Aber heut bestimmt geh ich zu ihr
Gründe hab ich ja genug dafür
Ich trete einfach vor sie hin
Und sag ihr wie verliebt ich bin.
Маленькие зрители тоже стали подпевать, а те, кто не мог петь, хлопали в ладоши. Вскоре барак превратился в веселый хор. Казалось, что все болезни покинули рабочих, а каждая новая строчка дарила им силы и веру в освобождение. Иссур спрыгнул с нар, взял подругу за талию, и закружил в вальсе. У Мари захватило дух от новых ощущений и эмоций. Он еще и так замечательно танцует? Девочка не могла отвести завороженного взгляда от улыбки друга и его ласковых глаз, наполненных таким невероятным теплом, что на секунду Мари показалось, будто все это, и песня, и хор, и танец, ей снится. Они двигались вместе и двигались легко, будто пушинки. Мир сузился до двух танцоров, людей, дополняющих друг друга. Границы размылись, барак, военные, лагерь – все ушло в туман. Остались только два силуэта и танец.
– Это что еще за выступления?! А ну, всем спать, и чтобы не звука! – прогремел над ухом голос ночного сторожа. Зрители мгновенно укрылись одеялами.
– А вы! Вы… Маленькие негодники! Это же какую дерзость надо иметь…
Мари вжалась в Иссура своим тонким телом, дрожа от ужаса. Военный от ярости покраснел до ушей, поток ругательств лился из его рта, он поднял к небу свои толстые ладони, и, закатив глаза, воззвал к Всевышнему с просьбой жестоко покарать «детей Люцифера». Наконец спустя время, немного успокоившись, он вытер кистью руки лоб, сурово сдвинул брови, и вынес свой приговор:
– Теперь будете работать в два… Нет, в три раза больше нормы! Будете возвращаться в барак под утро, поняли?! Если еще хоть раз такое повторится, я вас… – военный вдруг запнулся и прижал два пальца к губам. Он выдержал паузу, кашлянул, вдруг развернулся и стремительно пошел к выходу.
– Что… вы нас? – вырвалось у Мари.

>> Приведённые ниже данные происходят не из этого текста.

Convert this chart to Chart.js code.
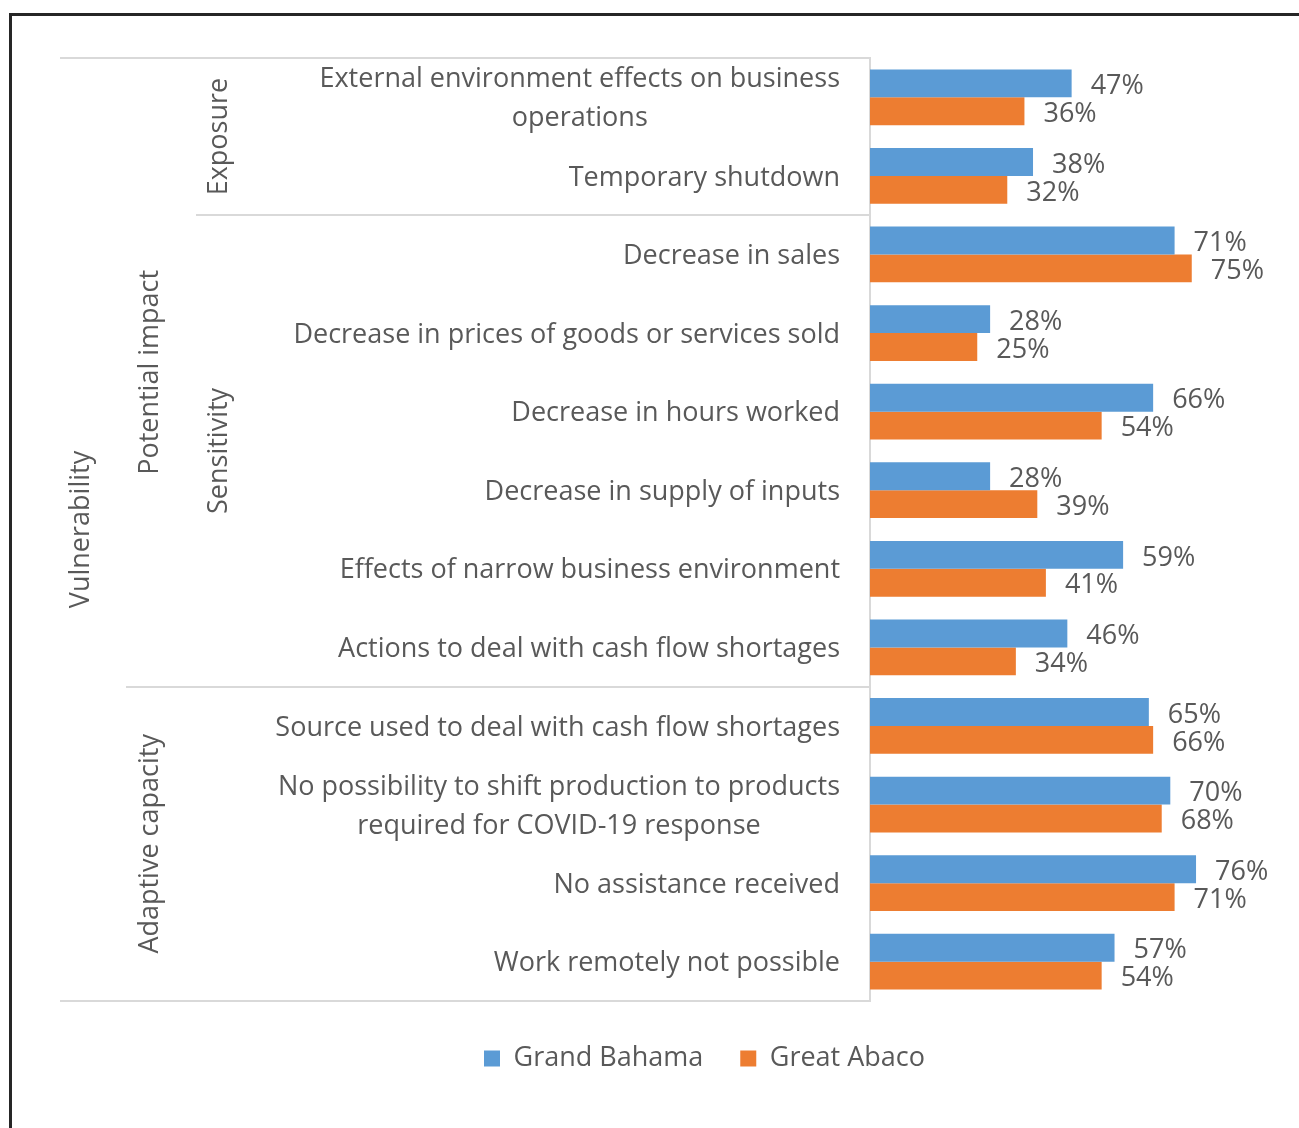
<!DOCTYPE html>
<html>
<head>
<meta charset="utf-8">
<script src="https://cdn.jsdelivr.net/npm/chart.js@4.4.1/dist/chart.umd.min.js"></script>
<style>
  html, body { margin: 0; padding: 0; background: #fff; }
</style>
</head>
<body>
<canvas id="chart" width="1299" height="1128"></canvas>
<script>
// --- Data ---
const categories = [
    ['External environment effects on business', 'operations'],
    'Temporary shutdown',
    'Decrease in sales',
    'Decrease in prices of goods or services sold',
    'Decrease in hours worked',
    'Decrease in supply of inputs',
    'Effects of narrow business environment',
    'Actions to deal with cash flow shortages',
    'Source used to deal with cash flow shortages',
    ['No possibility to shift production to products', 'required for COVID-19 response'],
    'No assistance received',
    'Work remotely not possible'
];
const grandBahama = [47, 38, 71, 28, 66, 28, 59, 46, 65, 70, 76, 57];
const greatAbaco = [36, 32, 75, 25, 54, 39, 41, 34, 66, 68, 71, 54];
const seriesNames = ['Grand Bahama', 'Great Abaco'];

// group labels on the left, spans are [first, last] category index
const outerGroups = ['Vulnerability'];
const outerSpans = [[0, 11]];
const middleGroups = ['Potential impact', 'Adaptive capacity'];
const middleSpans = [[0, 7], [8, 11]];
const innerGroups = ['Exposure', 'Sensitivity'];
const innerSpans = [[0, 1], [2, 7]];

const FONT = '"Open Sans", sans-serif';
const FONT_SIZE = 27;
const TEXT = '#595959';
const LINE = '#d9d9d9';

// draws frame, group labels, separators, category labels and value labels
const sidePlugin = {
    id: 'side',
    afterDatasetsDraw(chart) {
        const { ctx, chartArea, scales: { y } } = chart;
        const step = y.getPixelForValue(1) - y.getPixelForValue(0);
        const top = i => y.getPixelForValue(i) - step / 2;
        const bottom = i => y.getPixelForValue(i) + step / 2;

        ctx.save();

        // outer frame
        ctx.strokeStyle = '#262626';
        ctx.lineWidth = 3;
        ctx.beginPath();
        ctx.moveTo(10.5, 1128);
        ctx.lineTo(10.5, 14.5);
        ctx.lineTo(1299, 14.5);
        ctx.stroke();

        // separators
        ctx.strokeStyle = LINE;
        ctx.lineWidth = 2;
        const hline = (yy, x0) => {
            ctx.beginPath();
            ctx.moveTo(x0, Math.round(yy));
            ctx.lineTo(chartArea.left, Math.round(yy));
            ctx.stroke();
        };
        hline(top(outerSpans[0][0]), 60);
        hline(bottom(outerSpans[0][1]), 60);
        middleSpans.slice(1).forEach(s => hline(top(s[0]), 126));
        innerSpans.slice(1).forEach(s => hline(top(s[0]), 196));

        ctx.fillStyle = TEXT;
        ctx.font = FONT_SIZE + 'px ' + FONT;
        ctx.textBaseline = 'middle';

        // rotated group labels
        const vText = (text, x, yc) => {
            ctx.save();
            ctx.translate(x, yc);
            ctx.rotate(-Math.PI / 2);
            ctx.textAlign = 'center';
            ctx.fillText(text, 0, 0);
            ctx.restore();
        };
        outerGroups.forEach((g, i) => vText(g, 81, (top(outerSpans[i][0]) + bottom(outerSpans[i][1])) / 2));
        middleGroups.forEach((g, i) => vText(g, 150, (top(middleSpans[i][0]) + bottom(middleSpans[i][1])) / 2));
        innerGroups.forEach((g, i) => vText(g, 219, (top(innerSpans[i][0]) + bottom(innerSpans[i][1])) / 2));

        // category labels: block right aligned, lines centered inside it
        ctx.textAlign = 'center';
        const right = chartArea.left - 30;
        const lineH = 39;
        categories.forEach((cat, i) => {
            const lines = Array.isArray(cat) ? cat : [cat];
            const w = Math.max(...lines.map(l => ctx.measureText(l).width));
            const yc = y.getPixelForValue(i) + 2;
            lines.forEach((l, j) => {
                ctx.fillText(l, right - w / 2, yc + (j - (lines.length - 1) / 2) * lineH);
            });
        });

        // value labels
        ctx.textAlign = 'left';
        chart.data.datasets.forEach((ds, di) => {
            chart.getDatasetMeta(di).data.forEach((bar, i) => {
                ctx.fillText(ds.data[i] + '%', bar.x + 19, bar.y + 3);
            });
        });

        ctx.restore();
    }
};

new Chart(document.getElementById('chart'), {
    type: 'bar',
    data: {
        labels: categories.map(c => Array.isArray(c) ? c.join(' ') : c),
        datasets: [
            { label: seriesNames[0], data: grandBahama, backgroundColor: '#5B9BD5' },
            { label: seriesNames[1], data: greatAbaco, backgroundColor: '#ED7D31' }
        ]
    },
    options: {
        indexAxis: 'y',
        responsive: false,
        animation: false,
        devicePixelRatio: 1,
        categoryPercentage: 0.71,
        barPercentage: 1.0,
        layout: { padding: { top: 58, left: 110, right: 0, bottom: 46 } },
        scales: {
            y: {
                ticks: { display: false },
                grid: { display: false },
                border: { color: LINE, width: 2 },
                afterFit(scale) { scale.width = 760; }
            },
            x: {
                min: 0,
                max: 100,
                ticks: { display: false },
                grid: { display: false },
                border: { display: false },
                afterFit(scale) { scale.height = 7; }
            }
        },
        plugins: {
            tooltip: { enabled: false },
            legend: {
                position: 'bottom',
                labels: {
                    boxWidth: 16,
                    boxHeight: 16,
                    padding: 37,
                    color: TEXT,
                    font: { family: FONT, size: FONT_SIZE }
                }
            }
        }
    },
    plugins: [sidePlugin]
});
</script>
</body>
</html>
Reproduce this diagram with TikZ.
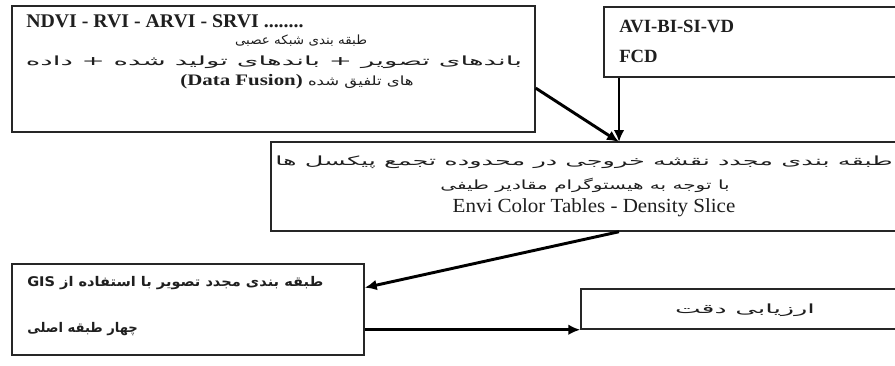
\documentclass[tikz,border=0pt]{standalone}
\usepackage{fontspec}
\usepackage{graphicx}
\setmainfont{Liberation Serif}
\newfontfamily\fa[Script=Arabic]{DejaVu Sans}
\TeXXeTstate=1
\usetikzlibrary{fit,calc,arrows.meta}
\tikzset{
  box/.style={draw=black!85, line width=1.1pt, inner sep=0pt, fill=white},
  txt/.style={inner sep=0pt, text=black!88},
  fatxt/.style={txt, font=\fa\fontsize{9.5pt}{11pt}\selectfont},
  arr/.style={line width=2.2pt, -{Latex[length=9pt,width=8pt]}},
}
\newcommand{\fitw}[2]{\resizebox{#1}{\height}{#2}}
\begin{document}
\begin{tikzpicture}[x=0.75pt,y=-0.75pt]
\useasboundingbox (0,0) rectangle (895,365);
\fill[white] (0,0) rectangle (895,365);
\clip (0,0) rectangle (895,365);
% boxes
\node[box, fit={(12,6) (535,132)}] (b1) {};
\node[box, fit={(604,7) (1000,77)}] (b2) {};
\node[box, fit={(271,142) (1000,231)}] (b3) {};
\node[box, fit={(12,264) (364,355)}] (b4) {};
\node[box, fit={(581,289) (1000,329)}] (b5) {};
\coordinate (meet) at (619,142);
% box 1 texts
\node[txt, anchor=west, font=\fontsize{14.5pt}{16pt}\selectfont\bfseries] (t11) at (26,21) {\fitw{208pt}{NDVI - RVI - ARVI - SRVI ........}};
\node[fatxt] (t12) at (301,41) {\fitw{99pt}{\beginR طبقه بندی شبکه عصبی\endR}};
\node[fatxt] (t13) at (274,62) {\fitw{372pt}{\beginR باندهای تصویر + باندهای تولید شده + داده\endR}};
\node[fatxt] (t14) at (297,82) {\fitw{175pt}{\beginR های تلفیق شده {\rmfamily\bfseries\fontsize{12pt}{14pt}\selectfont\beginL(Data Fusion)\endL}\endR}};
% box 2 texts
\node[txt, anchor=west, font=\fontsize{14pt}{16pt}\selectfont\bfseries] (t21) at (619,26) {AVI-BI-SI-VD};
\node[txt, anchor=west, font=\fontsize{14pt}{16pt}\selectfont\bfseries] (t22) at (619,56) {FCD};
% box 3 texts
\node[fatxt] (t31) at (584,162) {\fitw{463pt}{\beginR طبقه بندی مجدد نقشه خروجی در محدوده تجمع پیکسل ها\endR}};
\node[fatxt] (t32) at (585,185) {\fitw{217pt}{\beginR با توجه به هیستوگرام مقادیر طیفی\endR}};
\node[txt, font=\fontsize{15pt}{17pt}\selectfont] (t33) at (594,208) {\fitw{212pt}{Envi Color Tables - Density Slice}};
% box 4 texts
\node[txt, anchor=west, font=\fa\bfseries\fontsize{10pt}{12pt}\selectfont] (t41) at (27,283) {\fitw{222pt}{\beginR طبقه بندی مجدد تصویر با استفاده از \beginL GIS\endL\endR}};
\node[txt, anchor=west, font=\fa\bfseries\fontsize{10pt}{12pt}\selectfont] (t42) at (27,329) {\fitw{83pt}{\beginR چهار طبقه اصلی\endR}};
% box 5 text
\node[fatxt] (t51) at (745,310) {\fitw{105pt}{\beginR ارزیابی دقت\endR}};
% arrows
\draw[arr] ($(b1.north east)!0.65!(b1.south east)$) -- (meet);
\draw[arr] (b2.south -| meet) -- (meet);
\draw[arr] (b3.south -| meet) -- ($(b4.north east)!0.264!(b4.south east)$);
\draw[arr] (b5.south west -| b4.east) -- (b5.south west);
\end{tikzpicture}
\end{document}
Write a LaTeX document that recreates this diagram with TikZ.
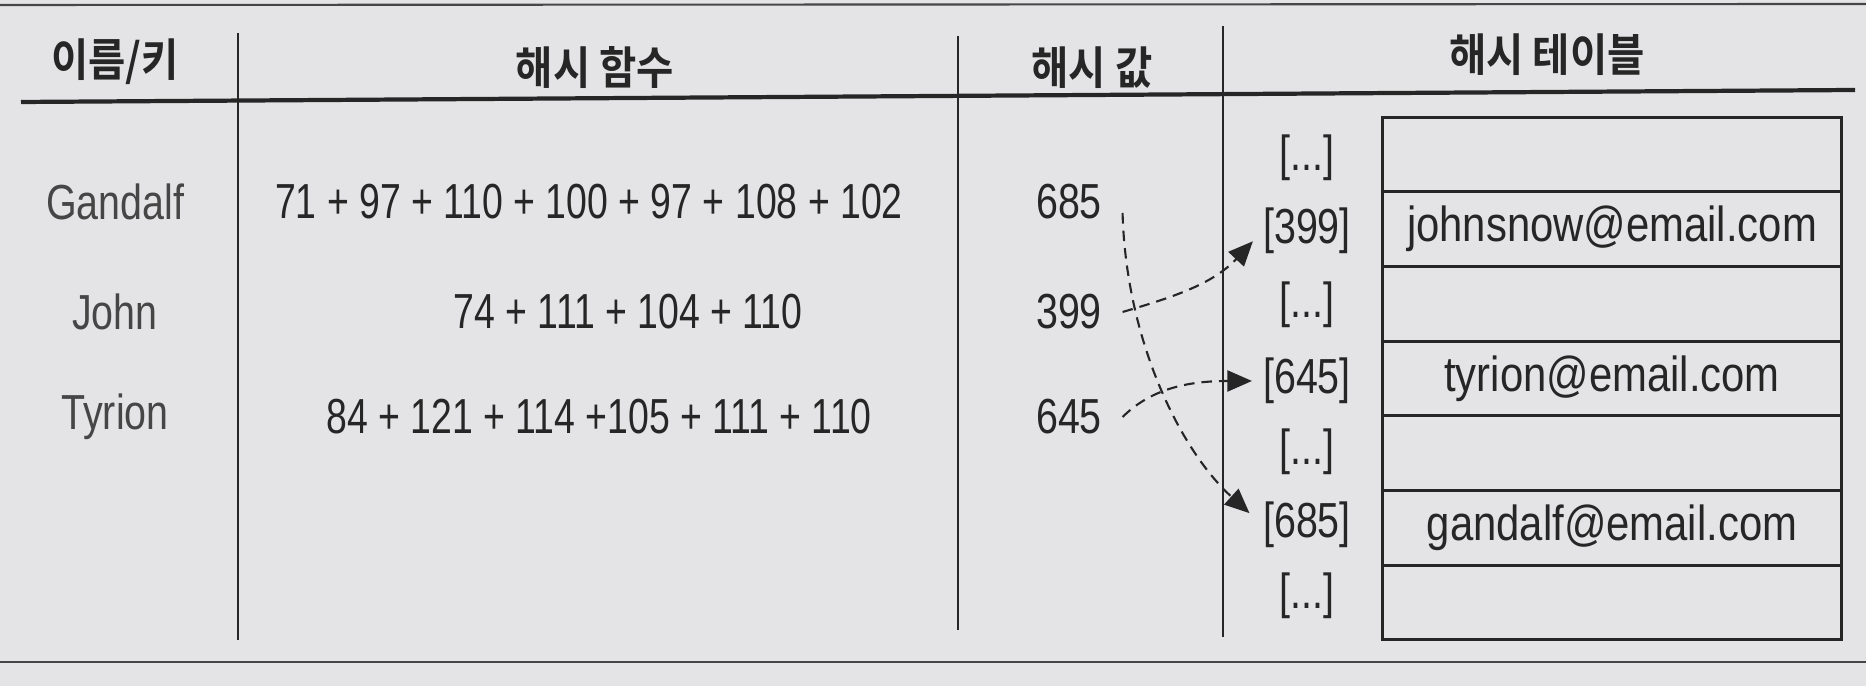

У девочки все помертвело внутри, когда сторож остановился и, медленно обернувшись, остановил на ней свой взгляд. В нем закипало звериное бешенство.
– Ты еще смеешь что-то пищать в ответ? Ты, абсолютное ничтожество, смеешь со мной разговаривать?
Громко забренчала пряжка мужского кожаного ремня. Мари почувствовала, как Иссур впился пальцами в ее рукава и загреб ногтями грубую ткань.
– Эй ты, сзади, живо отошел, пока есть возможность! – прикрикнул сторож, стягивая и растягивая концы твердого пояса.
– Я… никуда не уйду.
– Марш, я сказал!
Военный пнул мальчика тяжелым ботинком в живот, тот упал и стукнулся головой о спинку чьей-то кровати. Мари вскрикнула и бросилась было к другу, но сторож перехватил девочку за предплечье, нагнул, спустил штаны и ударил. Острая боль. Противное жжение ниже поясницы. Злобный смешок позади, затем второй удар. И так по кругу. Мари вспомнила, как школьные попечительницы пороли ее палками за провинности. Тогда ей казалось, что ничего более позорного быть не может. А сейчас она, в вечерней полутьме, в сыром бараке, наполненном ледяным воздухом, стиснутая в руках военного, источающего отвратительный запах табачного перегара, прямо на глазах у Иссура, дорогого, милого Иссура, опускается все ниже и смешивается с желчью и грязью. Зарывается все глубже в землю с каждым ударом.